> _Short task_: Exactly reproduce all the records, keeping pictures out of the copy.

> _Excerpted records_:
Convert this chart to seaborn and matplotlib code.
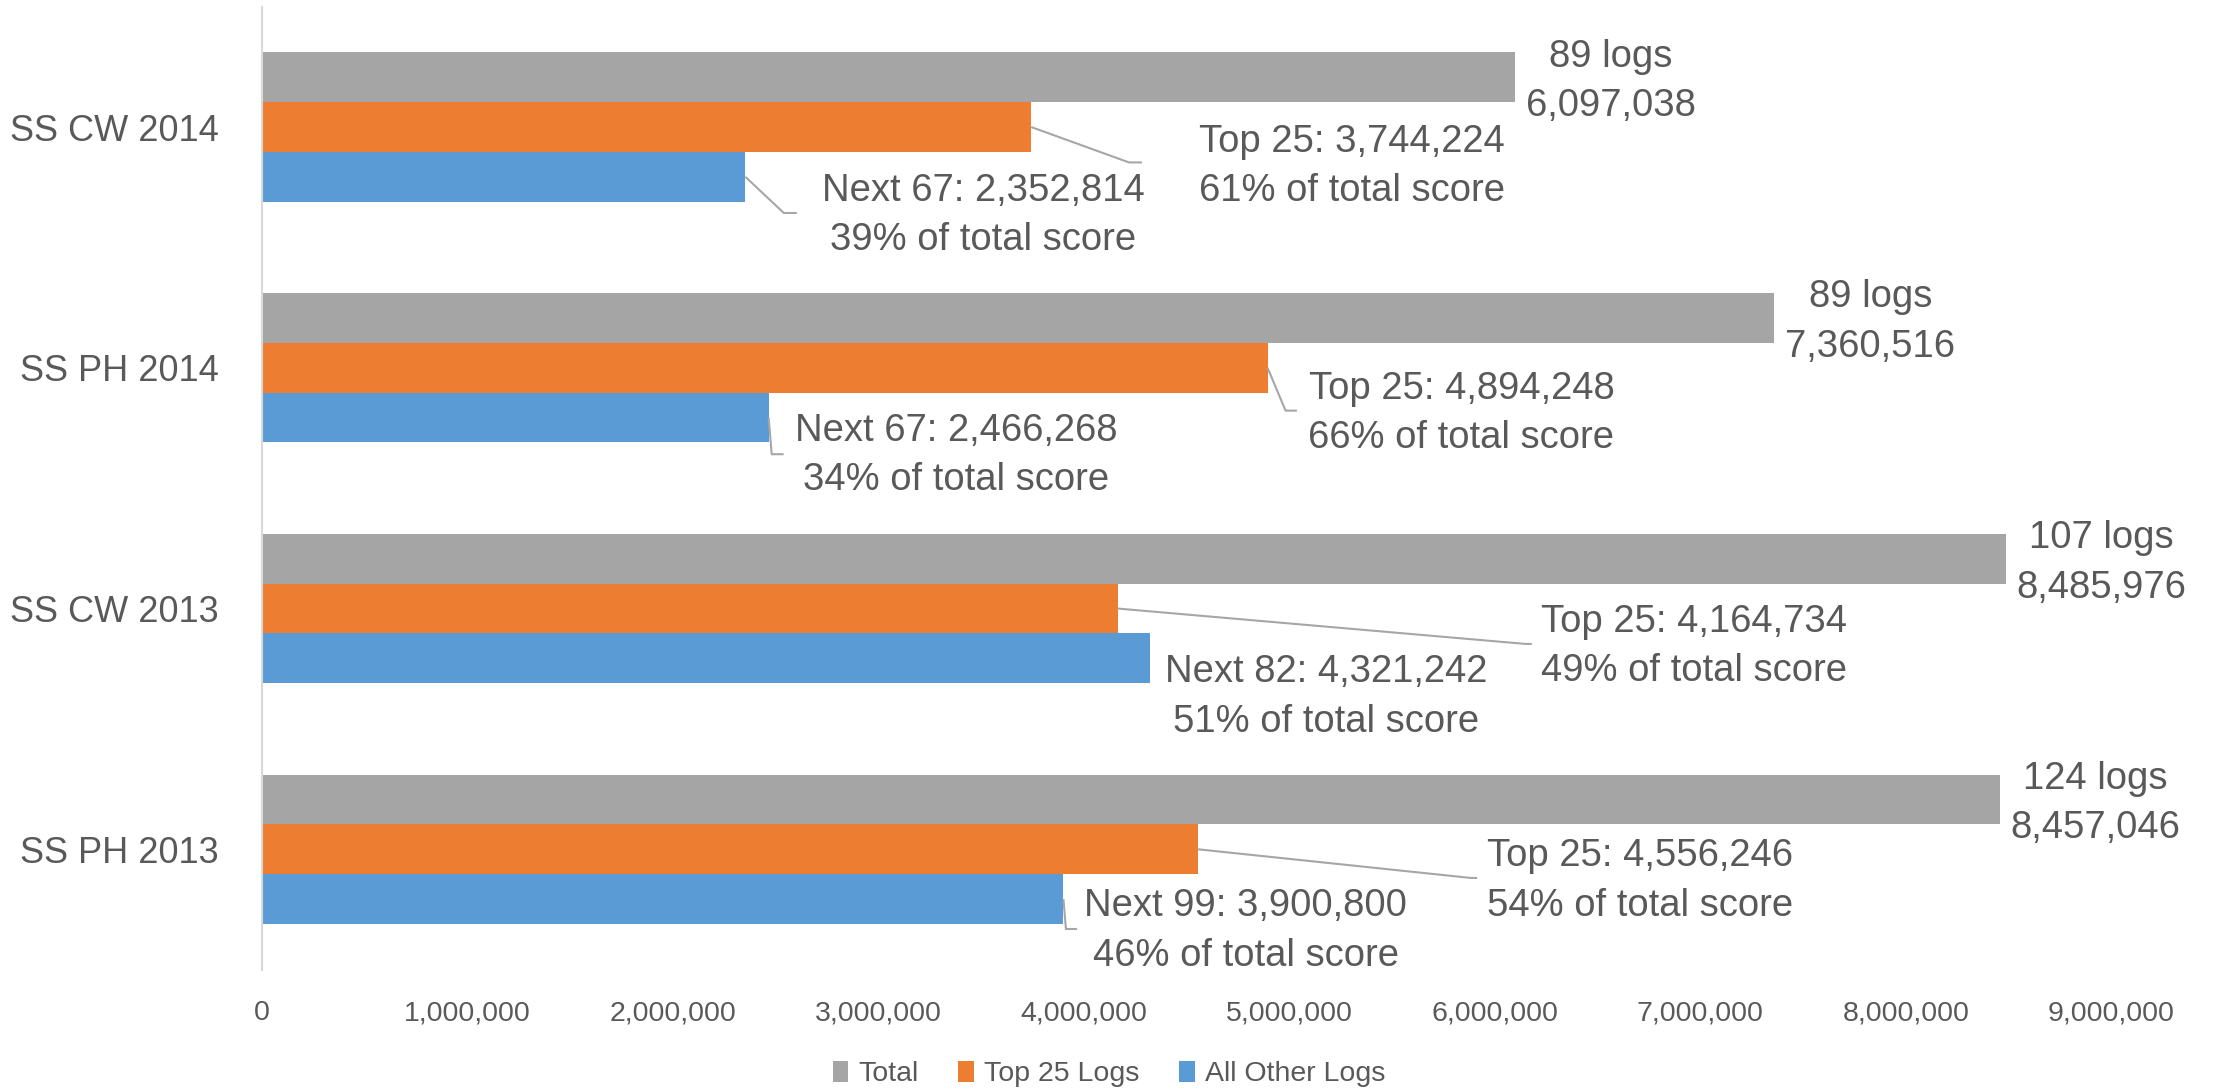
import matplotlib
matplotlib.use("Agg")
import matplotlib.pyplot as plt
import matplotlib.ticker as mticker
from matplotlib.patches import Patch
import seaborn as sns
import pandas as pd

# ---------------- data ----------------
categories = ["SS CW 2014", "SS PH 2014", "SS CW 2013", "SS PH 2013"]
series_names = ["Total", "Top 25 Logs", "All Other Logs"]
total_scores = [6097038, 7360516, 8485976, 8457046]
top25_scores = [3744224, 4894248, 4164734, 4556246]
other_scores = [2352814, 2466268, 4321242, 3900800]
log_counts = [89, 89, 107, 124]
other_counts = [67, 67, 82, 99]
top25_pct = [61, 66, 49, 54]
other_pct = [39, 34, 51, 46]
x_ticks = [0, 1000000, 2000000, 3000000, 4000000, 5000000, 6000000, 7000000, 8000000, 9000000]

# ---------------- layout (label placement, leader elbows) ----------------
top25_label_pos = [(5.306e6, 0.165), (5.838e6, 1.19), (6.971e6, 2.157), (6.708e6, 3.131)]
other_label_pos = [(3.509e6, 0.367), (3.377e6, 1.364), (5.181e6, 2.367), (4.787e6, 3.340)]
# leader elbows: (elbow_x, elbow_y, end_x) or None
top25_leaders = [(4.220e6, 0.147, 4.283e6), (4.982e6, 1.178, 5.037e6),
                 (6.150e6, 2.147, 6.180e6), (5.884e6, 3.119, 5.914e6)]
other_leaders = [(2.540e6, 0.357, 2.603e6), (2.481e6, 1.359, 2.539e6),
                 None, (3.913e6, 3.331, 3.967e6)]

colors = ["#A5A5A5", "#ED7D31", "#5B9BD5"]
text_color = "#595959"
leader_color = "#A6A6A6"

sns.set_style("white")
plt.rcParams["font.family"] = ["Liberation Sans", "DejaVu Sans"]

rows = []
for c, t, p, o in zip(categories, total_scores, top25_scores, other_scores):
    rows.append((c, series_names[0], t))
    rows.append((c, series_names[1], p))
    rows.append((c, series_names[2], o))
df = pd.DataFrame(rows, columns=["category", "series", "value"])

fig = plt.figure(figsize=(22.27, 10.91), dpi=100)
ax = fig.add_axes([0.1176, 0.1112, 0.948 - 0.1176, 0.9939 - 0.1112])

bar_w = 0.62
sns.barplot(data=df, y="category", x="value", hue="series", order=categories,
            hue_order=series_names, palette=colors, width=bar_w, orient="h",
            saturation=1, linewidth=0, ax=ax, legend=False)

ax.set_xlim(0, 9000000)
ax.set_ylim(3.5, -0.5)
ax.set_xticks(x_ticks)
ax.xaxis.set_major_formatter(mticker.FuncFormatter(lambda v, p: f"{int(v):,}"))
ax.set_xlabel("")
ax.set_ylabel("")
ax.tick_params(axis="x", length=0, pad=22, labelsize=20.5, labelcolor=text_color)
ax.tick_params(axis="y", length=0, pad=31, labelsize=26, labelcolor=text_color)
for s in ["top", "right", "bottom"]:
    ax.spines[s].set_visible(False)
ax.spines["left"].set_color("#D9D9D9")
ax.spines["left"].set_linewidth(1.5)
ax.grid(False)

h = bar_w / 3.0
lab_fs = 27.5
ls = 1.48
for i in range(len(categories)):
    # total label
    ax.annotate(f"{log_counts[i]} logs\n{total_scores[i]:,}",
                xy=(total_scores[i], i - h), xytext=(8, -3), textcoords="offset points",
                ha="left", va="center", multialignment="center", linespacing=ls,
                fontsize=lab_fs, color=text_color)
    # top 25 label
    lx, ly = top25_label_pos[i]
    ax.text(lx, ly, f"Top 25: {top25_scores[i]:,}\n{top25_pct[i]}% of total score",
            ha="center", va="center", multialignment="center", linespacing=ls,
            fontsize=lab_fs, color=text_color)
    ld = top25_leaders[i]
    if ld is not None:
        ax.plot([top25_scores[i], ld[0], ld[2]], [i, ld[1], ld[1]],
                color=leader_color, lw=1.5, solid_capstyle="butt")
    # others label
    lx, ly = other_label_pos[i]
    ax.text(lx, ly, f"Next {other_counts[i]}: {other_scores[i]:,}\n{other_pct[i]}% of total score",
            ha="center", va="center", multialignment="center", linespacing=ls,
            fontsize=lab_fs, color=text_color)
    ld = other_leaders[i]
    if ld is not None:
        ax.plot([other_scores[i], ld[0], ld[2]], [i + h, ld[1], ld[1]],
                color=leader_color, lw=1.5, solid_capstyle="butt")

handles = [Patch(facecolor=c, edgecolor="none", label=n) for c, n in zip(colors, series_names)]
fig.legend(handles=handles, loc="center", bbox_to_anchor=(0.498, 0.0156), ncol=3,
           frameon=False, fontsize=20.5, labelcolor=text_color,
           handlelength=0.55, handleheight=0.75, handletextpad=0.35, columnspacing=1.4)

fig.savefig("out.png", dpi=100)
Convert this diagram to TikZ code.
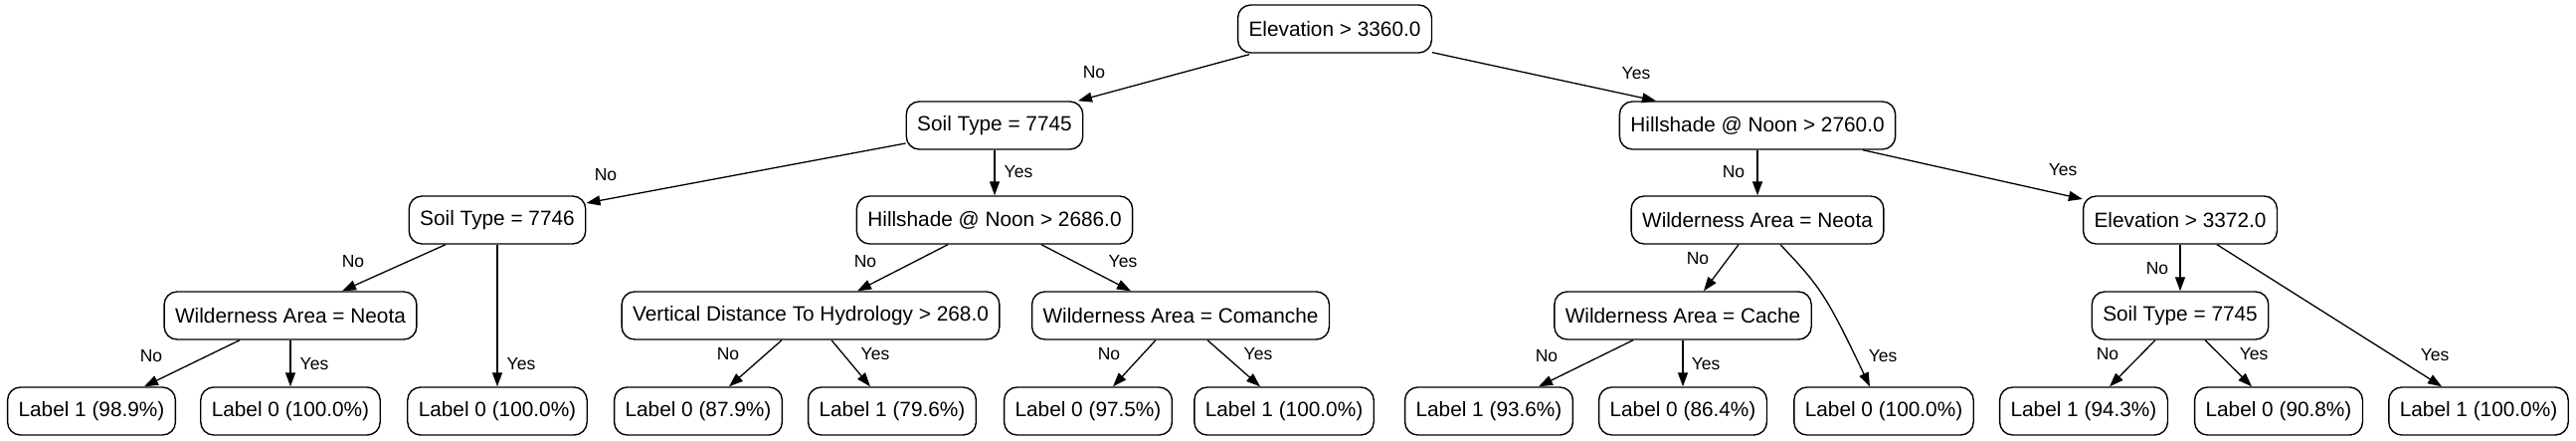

> _Solution below_:
Convert this chart to seaborn and matplotlib code.
import matplotlib
matplotlib.use("Agg")
import matplotlib.pyplot as plt
import matplotlib.ticker as mticker
from matplotlib.patches import Patch
import seaborn as sns
import pandas as pd

# ---------------- data ----------------
categories = ["SS CW 2014", "SS PH 2014", "SS CW 2013", "SS PH 2013"]
series_names = ["Total", "Top 25 Logs", "All Other Logs"]
total_scores = [6097038, 7360516, 8485976, 8457046]
top25_scores = [3744224, 4894248, 4164734, 4556246]
other_scores = [2352814, 2466268, 4321242, 3900800]
log_counts = [89, 89, 107, 124]
other_counts = [67, 67, 82, 99]
top25_pct = [61, 66, 49, 54]
other_pct = [39, 34, 51, 46]
x_ticks = [0, 1000000, 2000000, 3000000, 4000000, 5000000, 6000000, 7000000, 8000000, 9000000]

# ---------------- layout (label placement, leader elbows) ----------------
top25_label_pos = [(5.306e6, 0.165), (5.838e6, 1.19), (6.971e6, 2.157), (6.708e6, 3.131)]
other_label_pos = [(3.509e6, 0.367), (3.377e6, 1.364), (5.181e6, 2.367), (4.787e6, 3.340)]
# leader elbows: (elbow_x, elbow_y, end_x) or None
top25_leaders = [(4.220e6, 0.147, 4.283e6), (4.982e6, 1.178, 5.037e6),
                 (6.150e6, 2.147, 6.180e6), (5.884e6, 3.119, 5.914e6)]
other_leaders = [(2.540e6, 0.357, 2.603e6), (2.481e6, 1.359, 2.539e6),
                 None, (3.913e6, 3.331, 3.967e6)]

colors = ["#A5A5A5", "#ED7D31", "#5B9BD5"]
text_color = "#595959"
leader_color = "#A6A6A6"

sns.set_style("white")
plt.rcParams["font.family"] = ["Liberation Sans", "DejaVu Sans"]

rows = []
for c, t, p, o in zip(categories, total_scores, top25_scores, other_scores):
    rows.append((c, series_names[0], t))
    rows.append((c, series_names[1], p))
    rows.append((c, series_names[2], o))
df = pd.DataFrame(rows, columns=["category", "series", "value"])

fig = plt.figure(figsize=(22.27, 10.91), dpi=100)
ax = fig.add_axes([0.1176, 0.1112, 0.948 - 0.1176, 0.9939 - 0.1112])

bar_w = 0.62
sns.barplot(data=df, y="category", x="value", hue="series", order=categories,
            hue_order=series_names, palette=colors, width=bar_w, orient="h",
            saturation=1, linewidth=0, ax=ax, legend=False)

ax.set_xlim(0, 9000000)
ax.set_ylim(3.5, -0.5)
ax.set_xticks(x_ticks)
ax.xaxis.set_major_formatter(mticker.FuncFormatter(lambda v, p: f"{int(v):,}"))
ax.set_xlabel("")
ax.set_ylabel("")
ax.tick_params(axis="x", length=0, pad=22, labelsize=20.5, labelcolor=text_color)
ax.tick_params(axis="y", length=0, pad=31, labelsize=26, labelcolor=text_color)
for s in ["top", "right", "bottom"]:
    ax.spines[s].set_visible(False)
ax.spines["left"].set_color("#D9D9D9")
ax.spines["left"].set_linewidth(1.5)
ax.grid(False)

h = bar_w / 3.0
lab_fs = 27.5
ls = 1.48
for i in range(len(categories)):
    # total label
    ax.annotate(f"{log_counts[i]} logs\n{total_scores[i]:,}",
                xy=(total_scores[i], i - h), xytext=(8, -3), textcoords="offset points",
                ha="left", va="center", multialignment="center", linespacing=ls,
                fontsize=lab_fs, color=text_color)
    # top 25 label
    lx, ly = top25_label_pos[i]
    ax.text(lx, ly, f"Top 25: {top25_scores[i]:,}\n{top25_pct[i]}% of total score",
            ha="center", va="center", multialignment="center", linespacing=ls,
            fontsize=lab_fs, color=text_color)
    ld = top25_leaders[i]
    if ld is not None:
        ax.plot([top25_scores[i], ld[0], ld[2]], [i, ld[1], ld[1]],
                color=leader_color, lw=1.5, solid_capstyle="butt")
    # others label
    lx, ly = other_label_pos[i]
    ax.text(lx, ly, f"Next {other_counts[i]}: {other_scores[i]:,}\n{other_pct[i]}% of total score",
            ha="center", va="center", multialignment="center", linespacing=ls,
            fontsize=lab_fs, color=text_color)
    ld = other_leaders[i]
    if ld is not None:
        ax.plot([other_scores[i], ld[0], ld[2]], [i + h, ld[1], ld[1]],
                color=leader_color, lw=1.5, solid_capstyle="butt")

handles = [Patch(facecolor=c, edgecolor="none", label=n) for c, n in zip(colors, series_names)]
fig.legend(handles=handles, loc="center", bbox_to_anchor=(0.498, 0.0156), ncol=3,
           frameon=False, fontsize=20.5, labelcolor=text_color,
           handlelength=0.55, handleheight=0.75, handletextpad=0.35, columnspacing=1.4)

fig.savefig("out.png", dpi=100)
Convert this diagram to TikZ code.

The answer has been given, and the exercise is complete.